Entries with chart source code
>> BEGIN
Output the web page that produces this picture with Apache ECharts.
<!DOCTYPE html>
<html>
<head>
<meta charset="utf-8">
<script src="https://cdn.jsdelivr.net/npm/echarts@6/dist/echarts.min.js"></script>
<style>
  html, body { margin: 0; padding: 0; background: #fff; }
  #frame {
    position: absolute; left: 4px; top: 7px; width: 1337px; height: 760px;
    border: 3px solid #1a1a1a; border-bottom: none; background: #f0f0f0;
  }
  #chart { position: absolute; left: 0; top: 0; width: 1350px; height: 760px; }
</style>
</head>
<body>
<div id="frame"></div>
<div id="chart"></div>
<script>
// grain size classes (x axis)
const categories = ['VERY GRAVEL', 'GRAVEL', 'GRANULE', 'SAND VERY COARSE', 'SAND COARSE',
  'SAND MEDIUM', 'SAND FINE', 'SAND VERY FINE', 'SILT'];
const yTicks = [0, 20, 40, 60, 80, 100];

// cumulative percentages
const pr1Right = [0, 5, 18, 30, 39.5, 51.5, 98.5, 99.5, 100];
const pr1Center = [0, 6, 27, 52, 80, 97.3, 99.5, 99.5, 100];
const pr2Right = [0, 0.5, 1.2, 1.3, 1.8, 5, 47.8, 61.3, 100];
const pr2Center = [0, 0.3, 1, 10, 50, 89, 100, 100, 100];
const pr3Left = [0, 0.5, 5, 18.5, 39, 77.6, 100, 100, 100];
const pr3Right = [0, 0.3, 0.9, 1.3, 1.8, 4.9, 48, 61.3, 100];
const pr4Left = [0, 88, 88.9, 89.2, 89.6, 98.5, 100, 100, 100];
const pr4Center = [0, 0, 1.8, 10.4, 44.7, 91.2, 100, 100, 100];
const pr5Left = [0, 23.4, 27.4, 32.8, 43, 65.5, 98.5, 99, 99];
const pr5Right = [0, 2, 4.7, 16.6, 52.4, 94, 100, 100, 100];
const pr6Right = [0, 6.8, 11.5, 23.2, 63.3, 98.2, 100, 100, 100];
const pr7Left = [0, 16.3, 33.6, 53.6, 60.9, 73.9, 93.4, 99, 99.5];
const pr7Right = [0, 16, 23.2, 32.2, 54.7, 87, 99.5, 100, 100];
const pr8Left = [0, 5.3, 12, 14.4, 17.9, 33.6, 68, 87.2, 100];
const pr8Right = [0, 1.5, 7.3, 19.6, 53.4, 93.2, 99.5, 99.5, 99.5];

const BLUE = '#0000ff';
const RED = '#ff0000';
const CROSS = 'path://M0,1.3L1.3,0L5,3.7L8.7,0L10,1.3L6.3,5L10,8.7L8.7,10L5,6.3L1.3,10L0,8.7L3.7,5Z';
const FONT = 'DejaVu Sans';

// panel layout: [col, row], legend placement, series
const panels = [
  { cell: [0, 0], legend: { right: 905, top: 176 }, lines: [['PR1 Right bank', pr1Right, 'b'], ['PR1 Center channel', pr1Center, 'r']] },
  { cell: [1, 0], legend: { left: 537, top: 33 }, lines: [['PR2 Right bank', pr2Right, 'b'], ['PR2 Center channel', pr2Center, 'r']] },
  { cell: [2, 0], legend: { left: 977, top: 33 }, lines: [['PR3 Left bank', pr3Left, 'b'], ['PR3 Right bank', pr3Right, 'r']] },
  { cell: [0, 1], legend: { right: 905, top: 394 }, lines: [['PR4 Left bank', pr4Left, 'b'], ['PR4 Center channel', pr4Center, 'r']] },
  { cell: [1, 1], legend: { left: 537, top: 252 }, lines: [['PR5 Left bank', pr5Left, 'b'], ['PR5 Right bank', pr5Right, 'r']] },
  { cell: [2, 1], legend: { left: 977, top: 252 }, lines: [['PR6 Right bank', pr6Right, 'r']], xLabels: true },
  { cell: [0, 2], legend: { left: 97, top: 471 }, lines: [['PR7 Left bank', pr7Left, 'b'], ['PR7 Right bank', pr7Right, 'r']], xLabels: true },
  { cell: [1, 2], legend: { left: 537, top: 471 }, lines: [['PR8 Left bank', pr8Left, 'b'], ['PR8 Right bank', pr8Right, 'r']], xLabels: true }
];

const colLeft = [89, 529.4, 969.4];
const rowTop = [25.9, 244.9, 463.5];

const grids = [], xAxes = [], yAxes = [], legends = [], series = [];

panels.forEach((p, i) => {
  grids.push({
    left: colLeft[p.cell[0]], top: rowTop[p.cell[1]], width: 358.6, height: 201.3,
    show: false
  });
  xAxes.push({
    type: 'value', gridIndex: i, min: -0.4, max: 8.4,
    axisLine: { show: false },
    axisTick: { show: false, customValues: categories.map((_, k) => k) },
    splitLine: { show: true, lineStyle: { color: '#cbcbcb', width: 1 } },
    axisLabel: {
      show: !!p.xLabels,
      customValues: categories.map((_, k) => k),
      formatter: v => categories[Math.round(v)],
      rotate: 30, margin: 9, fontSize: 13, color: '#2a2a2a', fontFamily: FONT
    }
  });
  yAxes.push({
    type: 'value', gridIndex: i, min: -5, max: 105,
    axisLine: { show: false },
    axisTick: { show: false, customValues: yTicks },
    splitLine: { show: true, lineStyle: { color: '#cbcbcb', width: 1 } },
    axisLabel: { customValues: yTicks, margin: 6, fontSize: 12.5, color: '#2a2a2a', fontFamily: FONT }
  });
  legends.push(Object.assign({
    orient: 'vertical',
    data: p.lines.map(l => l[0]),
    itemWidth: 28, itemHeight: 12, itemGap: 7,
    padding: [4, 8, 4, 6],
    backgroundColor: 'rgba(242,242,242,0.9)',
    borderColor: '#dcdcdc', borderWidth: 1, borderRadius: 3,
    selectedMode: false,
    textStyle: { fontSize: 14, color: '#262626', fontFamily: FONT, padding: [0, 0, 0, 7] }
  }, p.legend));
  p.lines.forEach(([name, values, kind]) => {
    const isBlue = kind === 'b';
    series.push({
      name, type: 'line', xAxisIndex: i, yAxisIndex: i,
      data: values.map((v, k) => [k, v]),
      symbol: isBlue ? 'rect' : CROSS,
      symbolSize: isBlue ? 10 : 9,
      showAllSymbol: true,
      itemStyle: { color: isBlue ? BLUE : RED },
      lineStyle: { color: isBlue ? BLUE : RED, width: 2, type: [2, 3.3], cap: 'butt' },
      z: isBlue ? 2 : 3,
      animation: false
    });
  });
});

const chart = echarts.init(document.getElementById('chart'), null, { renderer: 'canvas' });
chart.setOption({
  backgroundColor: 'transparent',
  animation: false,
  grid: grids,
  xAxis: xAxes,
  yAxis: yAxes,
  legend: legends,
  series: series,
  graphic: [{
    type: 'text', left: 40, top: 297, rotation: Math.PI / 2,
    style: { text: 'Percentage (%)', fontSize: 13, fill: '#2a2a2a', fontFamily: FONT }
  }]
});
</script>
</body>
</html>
>> END
>> BEGIN
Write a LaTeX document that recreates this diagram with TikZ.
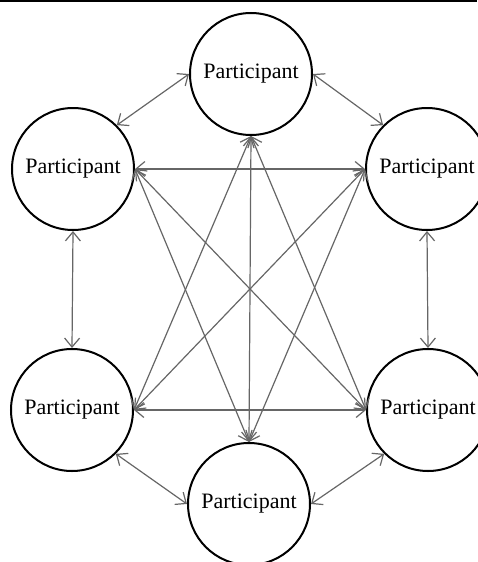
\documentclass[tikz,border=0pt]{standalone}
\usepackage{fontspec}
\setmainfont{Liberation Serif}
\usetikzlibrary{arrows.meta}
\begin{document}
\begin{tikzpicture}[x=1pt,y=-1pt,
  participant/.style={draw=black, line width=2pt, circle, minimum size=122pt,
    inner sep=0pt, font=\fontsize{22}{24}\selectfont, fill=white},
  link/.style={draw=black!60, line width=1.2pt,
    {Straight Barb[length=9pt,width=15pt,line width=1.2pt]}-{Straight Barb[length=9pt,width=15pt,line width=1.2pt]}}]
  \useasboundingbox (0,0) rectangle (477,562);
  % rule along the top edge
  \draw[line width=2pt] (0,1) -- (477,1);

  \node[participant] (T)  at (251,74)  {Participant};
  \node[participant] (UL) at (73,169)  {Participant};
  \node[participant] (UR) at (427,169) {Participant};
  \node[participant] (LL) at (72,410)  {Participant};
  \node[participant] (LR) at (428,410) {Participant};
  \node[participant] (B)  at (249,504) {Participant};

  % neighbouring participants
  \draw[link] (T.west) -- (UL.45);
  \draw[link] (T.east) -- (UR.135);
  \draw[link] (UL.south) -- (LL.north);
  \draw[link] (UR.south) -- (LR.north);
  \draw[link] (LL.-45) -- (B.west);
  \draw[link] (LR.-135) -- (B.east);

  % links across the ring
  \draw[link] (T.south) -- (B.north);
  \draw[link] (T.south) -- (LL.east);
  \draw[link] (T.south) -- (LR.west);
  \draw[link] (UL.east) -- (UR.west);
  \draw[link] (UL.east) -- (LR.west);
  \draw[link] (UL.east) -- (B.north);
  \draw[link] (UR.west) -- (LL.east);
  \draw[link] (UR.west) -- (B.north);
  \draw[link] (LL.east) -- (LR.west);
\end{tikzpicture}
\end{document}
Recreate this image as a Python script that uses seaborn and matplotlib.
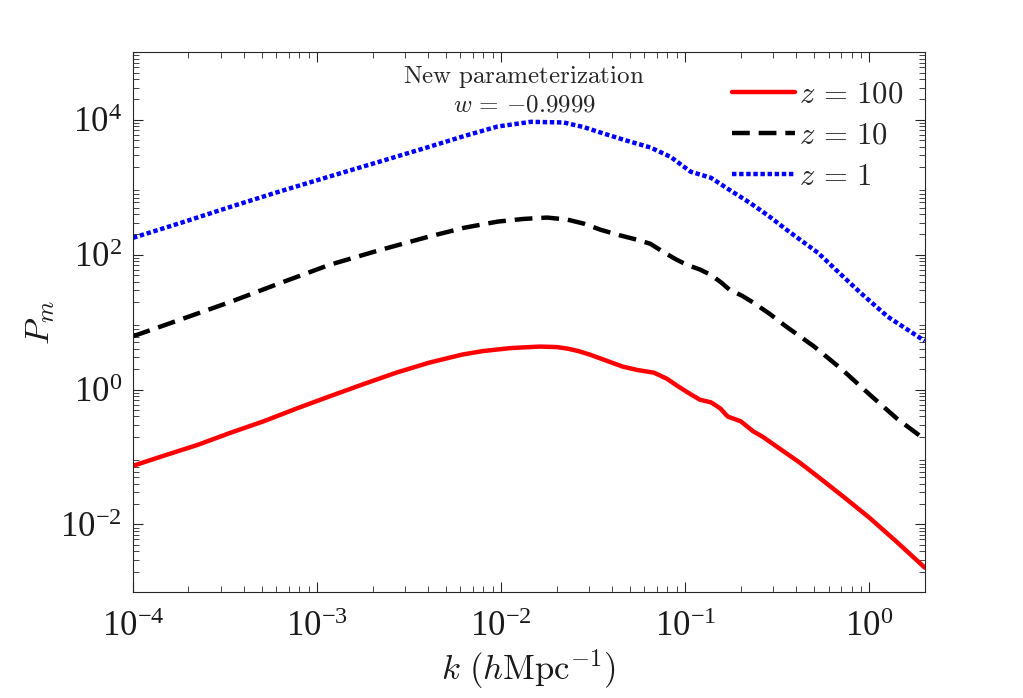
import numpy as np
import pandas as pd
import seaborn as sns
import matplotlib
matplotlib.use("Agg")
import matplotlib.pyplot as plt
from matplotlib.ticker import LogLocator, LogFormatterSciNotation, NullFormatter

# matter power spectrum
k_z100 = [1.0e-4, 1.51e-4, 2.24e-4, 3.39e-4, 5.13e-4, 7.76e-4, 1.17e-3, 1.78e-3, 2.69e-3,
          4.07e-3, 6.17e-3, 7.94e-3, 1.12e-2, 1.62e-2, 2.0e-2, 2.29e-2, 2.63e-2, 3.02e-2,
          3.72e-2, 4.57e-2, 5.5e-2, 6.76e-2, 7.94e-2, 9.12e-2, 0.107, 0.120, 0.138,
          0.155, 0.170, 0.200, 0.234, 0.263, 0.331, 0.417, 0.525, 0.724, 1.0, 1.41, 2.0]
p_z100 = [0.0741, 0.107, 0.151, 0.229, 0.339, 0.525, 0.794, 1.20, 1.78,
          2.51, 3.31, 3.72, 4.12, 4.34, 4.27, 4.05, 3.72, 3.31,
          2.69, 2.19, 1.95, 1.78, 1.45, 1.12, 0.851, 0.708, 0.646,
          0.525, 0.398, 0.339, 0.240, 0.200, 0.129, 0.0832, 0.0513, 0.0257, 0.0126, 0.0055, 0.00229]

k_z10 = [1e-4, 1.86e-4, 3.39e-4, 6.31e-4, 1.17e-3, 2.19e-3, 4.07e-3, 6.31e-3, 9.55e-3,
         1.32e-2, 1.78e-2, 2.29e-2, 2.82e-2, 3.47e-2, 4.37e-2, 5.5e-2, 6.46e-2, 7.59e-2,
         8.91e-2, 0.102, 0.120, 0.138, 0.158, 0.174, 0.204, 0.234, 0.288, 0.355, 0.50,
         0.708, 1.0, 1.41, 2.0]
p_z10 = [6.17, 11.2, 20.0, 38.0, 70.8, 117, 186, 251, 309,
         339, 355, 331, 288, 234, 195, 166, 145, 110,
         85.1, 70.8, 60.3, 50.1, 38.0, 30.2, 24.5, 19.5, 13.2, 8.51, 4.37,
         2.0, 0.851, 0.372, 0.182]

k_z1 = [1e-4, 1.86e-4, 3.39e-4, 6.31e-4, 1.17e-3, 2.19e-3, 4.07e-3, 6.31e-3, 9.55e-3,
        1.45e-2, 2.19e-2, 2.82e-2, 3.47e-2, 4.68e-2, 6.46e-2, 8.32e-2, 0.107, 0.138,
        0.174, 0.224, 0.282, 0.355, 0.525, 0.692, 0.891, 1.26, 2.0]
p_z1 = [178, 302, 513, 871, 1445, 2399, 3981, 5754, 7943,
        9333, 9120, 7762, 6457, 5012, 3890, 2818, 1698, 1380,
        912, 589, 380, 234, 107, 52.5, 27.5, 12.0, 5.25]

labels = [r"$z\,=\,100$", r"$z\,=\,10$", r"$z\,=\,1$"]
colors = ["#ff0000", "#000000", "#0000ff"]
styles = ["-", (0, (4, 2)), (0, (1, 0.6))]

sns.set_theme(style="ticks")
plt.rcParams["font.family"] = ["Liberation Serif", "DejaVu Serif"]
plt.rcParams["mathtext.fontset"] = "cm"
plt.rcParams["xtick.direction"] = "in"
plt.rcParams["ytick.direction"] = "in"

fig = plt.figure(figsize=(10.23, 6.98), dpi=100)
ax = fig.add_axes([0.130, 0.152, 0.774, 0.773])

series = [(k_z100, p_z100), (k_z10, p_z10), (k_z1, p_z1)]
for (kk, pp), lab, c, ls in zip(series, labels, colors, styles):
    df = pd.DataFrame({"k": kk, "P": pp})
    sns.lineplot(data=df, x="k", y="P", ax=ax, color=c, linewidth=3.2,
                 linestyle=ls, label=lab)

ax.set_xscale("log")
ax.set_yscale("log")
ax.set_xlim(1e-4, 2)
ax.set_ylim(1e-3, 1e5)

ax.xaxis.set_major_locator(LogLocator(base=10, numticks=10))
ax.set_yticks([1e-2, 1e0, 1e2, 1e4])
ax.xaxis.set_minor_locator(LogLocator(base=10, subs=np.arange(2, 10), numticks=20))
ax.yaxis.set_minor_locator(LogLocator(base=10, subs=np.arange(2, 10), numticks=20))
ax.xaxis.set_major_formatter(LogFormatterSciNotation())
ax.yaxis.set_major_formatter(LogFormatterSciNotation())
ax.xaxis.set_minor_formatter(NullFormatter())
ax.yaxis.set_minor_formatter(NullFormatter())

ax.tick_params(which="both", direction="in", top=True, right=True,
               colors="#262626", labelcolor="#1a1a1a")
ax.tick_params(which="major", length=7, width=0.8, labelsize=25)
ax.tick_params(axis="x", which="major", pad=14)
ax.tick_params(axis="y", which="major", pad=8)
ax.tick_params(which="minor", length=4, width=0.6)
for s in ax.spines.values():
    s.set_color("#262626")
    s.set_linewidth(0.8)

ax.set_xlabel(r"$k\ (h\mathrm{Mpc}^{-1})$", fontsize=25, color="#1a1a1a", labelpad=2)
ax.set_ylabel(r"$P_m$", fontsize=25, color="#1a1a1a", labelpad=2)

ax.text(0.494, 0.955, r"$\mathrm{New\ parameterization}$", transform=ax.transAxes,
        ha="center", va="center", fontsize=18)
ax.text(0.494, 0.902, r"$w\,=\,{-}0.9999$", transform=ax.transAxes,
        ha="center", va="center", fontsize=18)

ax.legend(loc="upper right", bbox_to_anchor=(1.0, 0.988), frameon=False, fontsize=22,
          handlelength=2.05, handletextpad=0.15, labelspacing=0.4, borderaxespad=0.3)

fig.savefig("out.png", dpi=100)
>> END
WHAT YOU SHOULD DO:
The lines to transcribe begin at the line with "Output the web" and end at the line with "const yTicks = [0, 20, 40, 60, 80, 100];"; copy them exactly, both ends included.

ANSWER IN FULL:
Output the web page that produces this picture with Apache ECharts.
<!DOCTYPE html>
<html>
<head>
<meta charset="utf-8">
<script src="https://cdn.jsdelivr.net/npm/echarts@6/dist/echarts.min.js"></script>
<style>
  html, body { margin: 0; padding: 0; background: #fff; }
  #frame {
    position: absolute; left: 4px; top: 7px; width: 1337px; height: 760px;
    border: 3px solid #1a1a1a; border-bottom: none; background: #f0f0f0;
  }
  #chart { position: absolute; left: 0; top: 0; width: 1350px; height: 760px; }
</style>
</head>
<body>
<div id="frame"></div>
<div id="chart"></div>
<script>
// grain size classes (x axis)
const categories = ['VERY GRAVEL', 'GRAVEL', 'GRANULE', 'SAND VERY COARSE', 'SAND COARSE',
  'SAND MEDIUM', 'SAND FINE', 'SAND VERY FINE', 'SILT'];
const yTicks = [0, 20, 40, 60, 80, 100];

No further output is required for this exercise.